_What is required:_ Starting at the top of the listing, extract every line up to and including the one with "const axisY = y(0);". Pictures stay out of the copy.

_Dataset records:_

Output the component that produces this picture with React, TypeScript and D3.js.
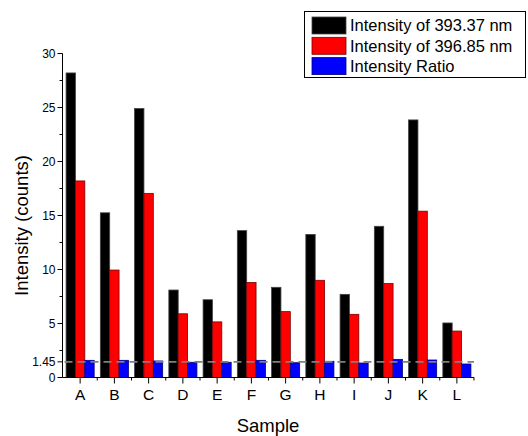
import React from "react";
import * as d3 from "d3";

const categories = ["A", "B", "C", "D", "E", "F", "G", "H", "I", "J", "K", "L"];
const seriesNames = ["Intensity of 393.37 nm", "Intensity of 396.85 nm", "Intensity Ratio"];
const intensity393 = [28.2, 15.25, 24.9, 8.1, 7.2, 13.6, 8.35, 13.25, 7.7, 14.0, 23.85, 5.05];
const intensity396 = [18.2, 9.95, 17.05, 5.9, 5.15, 8.8, 6.1, 9.0, 5.85, 8.7, 15.4, 4.3];
const intensityRatio = [1.59, 1.59, 1.53, 1.41, 1.41, 1.59, 1.37, 1.5, 1.34, 1.68, 1.62, 1.25];
const yTicks = [0, 1.45, 5, 10, 15, 20, 25, 30];
const yMinorTicks = [2.5, 7.5, 12.5, 17.5, 22.5, 27.5];
const refLine = 1.45;
const colors = ["#000000", "#ff0000", "#0000ff"];
const strokes = ["#444444", "#7a0000", "#00007a"];

const W = 528;
const H = 436;
const FONT = "Arial, 'Liberation Sans', sans-serif";

export default function App() {
  const x0 = d3.scaleBand<string>().domain(categories).range([63, 474]).padding(0);
  const bw = x0.bandwidth();
  const groupW = bw * 0.82;
  const x1 = d3.scaleBand<string>().domain(seriesNames).range([0, groupW]).padding(0);
  const y = d3.scaleLinear().domain([0, 30]).range([377.5, 53.5]);
  const data = [intensity393, intensity396, intensityRatio];

  const axisX = 62.5;
  const axisY = y(0);

  return (
    <svg width={W} height={H} style={{ position: "absolute", left: 0, top: 0, background: "#fff" }} fontFamily={FONT}>
      {/* bars */}
      {categories.map((c, i) => (
        <g key={c} transform={`translate(${(x0(c) as number) + (bw - groupW) / 2},0)`}>
          {seriesNames.map((s, j) => {
            const v = data[j][i];
            return (
              <rect
                key={s}
                x={x1(s) as number}
                y={y(v)}
                width={x1.bandwidth()}
                height={axisY - y(v)}
                fill={colors[j]}
                stroke={strokes[j]}
                strokeWidth={0.8}
              />
            );
          })}
        </g>
      ))}
      {/* reference dashed line */}
      <line x1={axisX + 2} x2={474} y1={y(refLine)} y2={y(refLine)} stroke="#808080" strokeWidth={1.6} strokeDasharray="8,5" />
      {/* y axis */}
      <line x1={axisX} x2={axisX} y1={y(30)} y2={axisY} stroke="#000" strokeWidth={1} />
      {yTicks.map((t) => (
        <g key={t}>
          <line x1={axisX - 5} x2={axisX} y1={y(t)} y2={y(t)} stroke="#000" strokeWidth={1} />
          <text x={axisX - 7} y={y(t)} dy="0.35em" textAnchor="end" fontSize={12}>
            {t}
          </text>
        </g>
      ))}
      {yMinorTicks.map((t) => (
        <line key={t} x1={axisX - 3} x2={axisX} y1={y(t)} y2={y(t)} stroke="#000" strokeWidth={1} />
      ))}
      {/* x axis */}
      <line x1={axisX} x2={474} y1={axisY} y2={axisY} stroke="#000" strokeWidth={1} />
      {categories.map((c) => {
        const cx = (x0(c) as number) + bw / 2;
        return (
          <g key={c}>
            <line x1={cx} x2={cx} y1={axisY} y2={axisY + 6} stroke="#000" strokeWidth={1} />
            <line x1={(x0(c) as number) + bw} x2={(x0(c) as number) + bw} y1={axisY} y2={axisY + 3} stroke="#000" strokeWidth={1} />
            <text x={cx} y={axisY + 22} textAnchor="middle" fontSize={15.5}>
              {c}
            </text>
          </g>
        );
      })}
      {/* axis titles */}
      <text x={268} y={432} textAnchor="middle" fontSize={18.5}>
        Sample
      </text>
      <text transform={`translate(28,${(y(0) + y(30)) / 2 + 10}) rotate(-90)`} textAnchor="middle" fontSize={18.5}>
        Intensity (counts)
      </text>
      {/* legend */}
      <rect x={304.5} y={11.5} width={221} height={66} fill="#fff" stroke="#000" strokeWidth={1} />
      {seriesNames.map((s, j) => (
        <g key={s} transform={`translate(312,${17 + j * 20.3})`}>
          <rect x={0} y={0} width={34} height={17} fill={colors[j]} stroke={strokes[j]} strokeWidth={0.8} />
          <text x={38} y={8.5} dy="0.35em" fontSize={16.5}>
            {s}
          </text>
        </g>
      ))}
    </svg>
  );
}
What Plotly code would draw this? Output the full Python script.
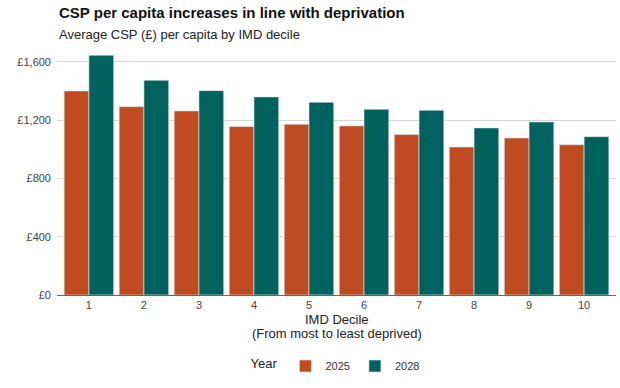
import plotly.graph_objects as go

deciles = [1, 2, 3, 4, 5, 6, 7, 8, 9, 10]
tick_labels = ["1", "2", "3", "4", "5", "6", "7", "8", "9", "10"]
csp_2025 = [1401, 1293, 1264, 1156, 1172, 1161, 1101, 1016, 1078, 1032]
csp_2028 = [1646, 1474, 1403, 1360, 1323, 1275, 1268, 1147, 1188, 1087]
y_ticks = [0, 400, 800, 1200, 1600]
y_tick_labels = ["£0", "£400", "£800", "£1,200", "£1,600"]

FONT = "Liberation Sans, Arial, sans-serif"
ORANGE = "#C04B20"
TEAL = "#00625E"

fig = go.Figure()
fig.add_trace(go.Bar(x=deciles, y=csp_2025, name="2025", marker_color=ORANGE,
                     marker_line=dict(color="rgba(225,225,225,0.9)", width=0.7)))
fig.add_trace(go.Bar(x=deciles, y=csp_2028, name="2028", marker_color=TEAL,
                     marker_line=dict(color="rgba(225,225,225,0.9)", width=0.7)))

H = 252.0  # plot height in px

def py(pix):
    """paper y for a pixel row (plot bottom at 295)"""
    return (295 - pix) / H

fig.update_layout(
    width=620, height=388,
    margin=dict(l=57, r=4, t=43, b=93),
    paper_bgcolor="white", plot_bgcolor="white",
    font=dict(family=FONT, color="#333333"),
    barmode="group", bargap=0.1, bargroupgap=0,
    showlegend=True,
    legend=dict(orientation="h", x=0.5, xanchor="center", y=py(366), yanchor="middle",
                title=dict(text="Year", font=dict(size=13, color="#222222")),
                font=dict(size=11, color="#333333"), itemwidth=30,
                traceorder="normal"),
    xaxis=dict(range=[0.42, 10.58], tickvals=deciles, ticktext=tick_labels,
               showgrid=False, showline=True, linecolor="#666666", linewidth=1,
               ticks="", tickfont=dict(size=11, color="#444444"),
               zeroline=False, fixedrange=True),
    yaxis=dict(range=[0, 1730], tickvals=y_ticks, ticktext=y_tick_labels,
               showgrid=True, gridcolor="#d6d6d6", gridwidth=1,
               zeroline=False, showline=False, ticks="",
               tickfont=dict(size=11, color="#444444"), ticklabelstandoff=5,
               fixedrange=True),
    annotations=[
        dict(text="<b>CSP per capita increases in line with deprivation</b>",
             xref="paper", yref="paper", x=0, y=py(12.5), xanchor="left", yanchor="middle",
             showarrow=False, font=dict(size=15, color="#111111", family=FONT)),
        dict(text="Average CSP (£) per capita by IMD decile",
             xref="paper", yref="paper", x=0, y=py(35), xanchor="left", yanchor="middle",
             showarrow=False, font=dict(size=13, color="#222222", family=FONT)),
        dict(text="IMD Decile",
             xref="paper", yref="paper", x=0.5, y=py(319), xanchor="center", yanchor="middle",
             showarrow=False, font=dict(size=13, color="#222222", family=FONT)),
        dict(text="(From most to least deprived)",
             xref="paper", yref="paper", x=0.5, y=py(333), xanchor="center", yanchor="middle",
             showarrow=False, font=dict(size=13, color="#222222", family=FONT)),
    ],
)

fig.write_html("out.html")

_Response:_
Output the component that produces this picture with React, TypeScript and D3.js.
import React from "react";
import * as d3 from "d3";

const categories = ["A", "B", "C", "D", "E", "F", "G", "H", "I", "J", "K", "L"];
const seriesNames = ["Intensity of 393.37 nm", "Intensity of 396.85 nm", "Intensity Ratio"];
const intensity393 = [28.2, 15.25, 24.9, 8.1, 7.2, 13.6, 8.35, 13.25, 7.7, 14.0, 23.85, 5.05];
const intensity396 = [18.2, 9.95, 17.05, 5.9, 5.15, 8.8, 6.1, 9.0, 5.85, 8.7, 15.4, 4.3];
const intensityRatio = [1.59, 1.59, 1.53, 1.41, 1.41, 1.59, 1.37, 1.5, 1.34, 1.68, 1.62, 1.25];
const yTicks = [0, 1.45, 5, 10, 15, 20, 25, 30];
const yMinorTicks = [2.5, 7.5, 12.5, 17.5, 22.5, 27.5];
const refLine = 1.45;
const colors = ["#000000", "#ff0000", "#0000ff"];
const strokes = ["#444444", "#7a0000", "#00007a"];

const W = 528;
const H = 436;
const FONT = "Arial, 'Liberation Sans', sans-serif";

export default function App() {
  const x0 = d3.scaleBand<string>().domain(categories).range([63, 474]).padding(0);
  const bw = x0.bandwidth();
  const groupW = bw * 0.82;
  const x1 = d3.scaleBand<string>().domain(seriesNames).range([0, groupW]).padding(0);
  const y = d3.scaleLinear().domain([0, 30]).range([377.5, 53.5]);
  const data = [intensity393, intensity396, intensityRatio];

  const axisX = 62.5;
  const axisY = y(0);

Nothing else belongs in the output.